Apart from a weakened Sena, most of whose legislators have sided with Shinde, the biggest challenge for the MVA will be agreeing on a seat-sharing formula for the elections.
In the 2019 Lok Sabha and Assembly polls, the battlelines were clear. It was a contest between the BJP-Shiv Sena combine and the Congress-NCP tie-up. Of the 48 parliamentary seats, the BJP contested 25 and the Sena 23 while the Congress contested 26 seats and the NCP 22. The BJP won 23 seats (23.84 per cent vote share), the Sena 18 (23.5 per cent votes), the NCP four constituencies (15.66 per cent votes), and the Congress bagged one (16.41 per cent votes).

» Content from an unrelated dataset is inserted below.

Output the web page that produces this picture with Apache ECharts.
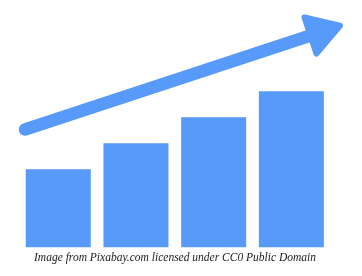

The scenario was the same in the 2019 Assembly elections. Of the 288 Assembly seats, the BJP won 105 constituencies, the Shiv Sena 56, the NCP 54, and the Congress 44. The BJP topped with a 25.75 per cent vote share, the Sena’s share was 16.41 per cent, the NCP got 16.71 per cent of the votes, and the Congress 15.87 per cent.
The political landscape changed after Uddhav Thackeray joined hands with old rivals Congress and NCP after the BJP refused to give the Sena the chief minister’s post. It was an experiment that saw a party with Hindutva as its ideology ally with secular outfits. It lasted two-and-a-half years before Shinde’s rebellion put an end to it. Now, Thackeray is left with 15 MLAs and a split in the parliamentary party has not been ruled out. At least 10-12 of Sena’s 18 MPs are said to be with the Shinde faction.
Given that the Thackeray-led Sena now stands diminished and it performed better than the Congress last time, the NCP is unlikely to settle for equal seat sharing. In such a scenario, the other two parties may resist playing second fiddle to Pawar’s party. Moreover, the 2019 Assembly polls saw a direct contest between the Sena and the NCP in at least 55 to 60 seats and for Sena workers, the NCP’s primacy in the alliance may not be an agreeable proposition.
Even when in power, Congress leaders often expressed dissatisfaction with the MVA government’s decisions and party workers disapproved of the Thackeray administration’s decision in its last moments to rename Aurangabad as Sambhajinagar.
Explaining the complexities of striking a pre-poll alliance when sustaining the MVA government proved difficult, a Congress leader said, using an analogy, “A marriage works between two people. The moment you have a third person, it breaks down. Similarly, a pre-poll alliance between two partners will work. Three partners alliance is complex.”